Blame colonialism, yes; blame slavery, yes; but I will also tell you the story of its former President, General Mobutu Sese Seku. Till his overthrow and death, he was arguably the richest Head of State in the world. He built a $100 million palace for himself, with an ultra-long airstrip next to it, designed to take the Concorde aircraft which he constantly chartered for shopping trips to Paris.

What has not been done for Africa? We have had ‘Development Decades’. We have had PAMSCADs; we have had ERPs. If acronyms developed a continent, Africa will be the riches. Hundreds of billions of dollars has been sent to African nations in the form of direct aid. The consensus is that the money has had little long-term effect. Large proportions were invested in weapons and the remaining was directly misappropriated by corrupt governments.

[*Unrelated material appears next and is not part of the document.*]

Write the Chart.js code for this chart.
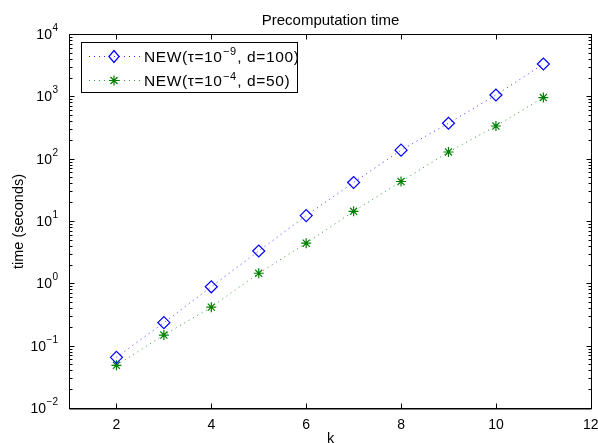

Someone has observed that corruption is not only about stealing funds. It is also about putting bad people in prime positions; people who have neither the passion (sincerity) nor the qualification (skills) to do the job.

We have pushed, and are pushing, for debt relief. However, the example of Ghana has shown that the solution is not necessarily debt-forgiveness. So soon after receiving about $3.7bn in debt relief, Ghana is back to unsustainable debt. We are HIPC without wanting to be so declared.

How do we get out of this stranglehold? Some say Africa should be sold on the stock exchange; that as well as its citizens, foreigners should be free to buy shares. The problem I can foresee is that, if the likes of Dangote do not buy enough of it, there is the fear that European, North American and Chinese billionaires will gobble up our continent and take over not only the economy but also the politics.

Let’s face it: but for pride, could this not be the solution for Africa?